Daily Market Report 26/07/2013

Data yesterday confirmed that the UK grew for the second consecutive quarter for the first time since 2011. Whilst this is encouraging, it is far from spectacular and thus the pound weakened all across the board.

Data yesterday confirmed that the UK grew for the second consecutive quarter for the first time since 2011. Whilst this is encouraging, it is far from spectacular and thus the pound weakened all across the board.

The UK GDP figures fell in line with expectations coming in at 0.6%, rising from 0.3% in the first quarter. As stated above, the figure was hardly surprising and dampened prospects of the Bank of England ending accommodative policy. Investors will now focus on the August 1st monetary policy meeting and its quarterly inflation report on August 7th to see what action the Bank of England will take next, in particular with reference to its ‘forward guidance’ policy mentioned a couple of weeks ago.

Early indications suggest that the Bank of England will keep interest rates at the record low of 0.5% for longer than markets were anticipating as well setting future interest rate guidance based upon on an improvement in unemployment or greater tolerance for inflation.

Despite the International Monetary Fund (IMF) issuing a fresh euro zone crisis warning, the euro was well supported following data in the morning showing that German business climate rose to 106.2 in July from 105.9 in June. IFO current assessment also rose in July from 110.1.

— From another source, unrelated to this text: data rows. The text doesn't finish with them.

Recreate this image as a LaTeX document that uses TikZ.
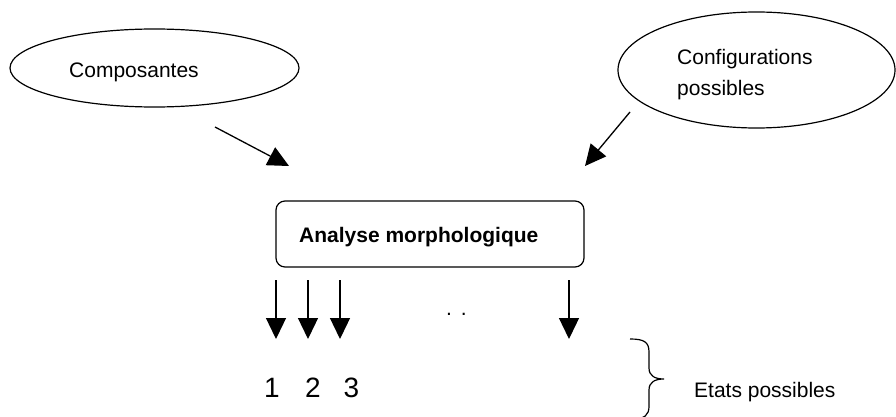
\documentclass[tikz,border=0pt]{standalone}
\usepackage{fontspec}
\setmainfont{Liberation Sans}
\usetikzlibrary{shapes.geometric,arrows.meta}
\tikzset{
  line/.style={line width=1.2pt},
  arr/.style={line width=1.3pt,-{Triangle[width=20pt,length=21pt]}},
  lbl/.style={inner sep=0pt,anchor=base west,font=\fontsize{21}{25}\selectfont},
  num/.style={inner sep=0pt,anchor=base,font=\fontsize{28}{32}\selectfont}
}
\begin{document}
\begin{tikzpicture}[x=1pt,y=-1pt]
\useasboundingbox[fill=white] (0,0) rectangle (896,417);
% ellipses
\node[draw,line,ellipse,inner sep=0pt,minimum width=289pt,minimum height=78pt] (e1) at (154.5,68) {};
\node[lbl] (comp) at (69,78) {Composantes};
\node[draw,line,ellipse,inner sep=0pt,minimum width=277pt,minimum height=116pt] (e2) at (756.5,70) {};
\node[lbl] (conf1) at (677,65) {Configurations};
\node[lbl] (conf2) at (677,96) {possibles};
% diagonal arrows
\coordinate (a1s) at (215,127);
\coordinate (a1e) at (289,166);
\coordinate (a2s) at (630,112);
\coordinate (a2e) at (585,166);
\draw[arr] (a1s) -- (a1e);
\draw[arr] (a2s) -- (a2e);
% box
\node[draw,line,rounded corners=9pt,minimum width=308pt,minimum height=66pt,inner sep=0pt] (box) at (430,234) {};
\node[lbl,font=\fontsize{21}{25}\selectfont\bfseries] (am) at (299,242) {Analyse morphologique};
% vertical arrows
\foreach \x/\n in {276/v1,308/v2,340/v3,569/v4}{
  \coordinate (\n s) at (\x,280);
  \coordinate (\n e) at (\x,339);
  \draw[arr] (\n s) -- (\n e);
}
% dots
\node[inner sep=0pt,anchor=base,font=\fontsize{21}{25}\selectfont] (dots) at (456.5,315) {.\hspace{9pt}.};
% numbers
\node[num] (n1) at (272,397) {1};
\node[num] (n2) at (313,397) {2};
\node[num] (n3) at (351.5,397) {3};
% brace
\draw[line] (630,339) .. controls (644,339) and (649,342) .. (649,352)
  -- (649,368) .. controls (649,376) and (655,379) .. (664,379)
  (664,379) .. controls (655,379) and (649,382) .. (649,390)
  -- (649,406) .. controls (649,415) and (645,419) .. (632,419);
\node[lbl] (etats) at (694,397) {Etats possibles};
\end{tikzpicture}
\end{document}
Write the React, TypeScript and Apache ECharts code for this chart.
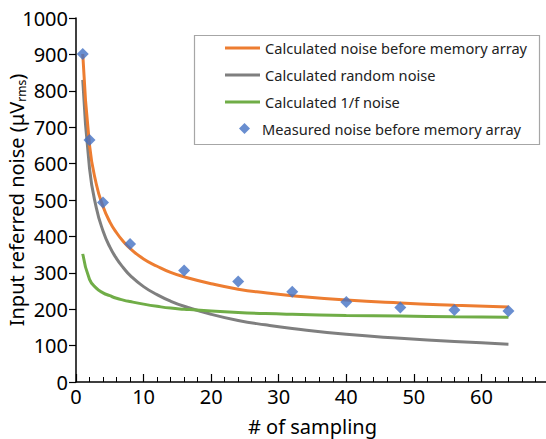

The IMF warned later in the afternoon that the austerity programmes being implemented across the single bloc could wipe between 1% and 1.25% off annual GDP, unless countries start slowing down their respective programmes.

The IMF also urged the ECB to inject more liquidity into the financial system in the form of repeating the Long-Term Refinancing Operations (LTRO) that was conducted at the end of 2011.

Despite durable goods orders rising by 4.3% in June instead of an expected increase of 1.3%, the US dollar weakened across the board as the number of people filing for jobless claims increased more than expected to 343,000. An improvement in the job sector is required for the Fed to taper their monetary stimulus programme and thus these figures did little to suggest to investors that the Fed could be doing this soon.

The US dollar suffered more weakness towards the end of the US trading day after John Hilsenrath of the Wall Street Journal released a report suggesting that the Fed will keep its monetary policy on hold in next week’s monetary policy meeting and will maintain its accommodative stance – for now anyway. Given this we could well see the US dollar weaken further leading up to the policy statement on 31st August.

The calendar is pretty bare today with only consumer sentiment figures from the University of Michigan due from the US.

Key Announcements:

14.55pm – USD – Michigan Consumer Sentiment (Jul): Expected to rise to 84.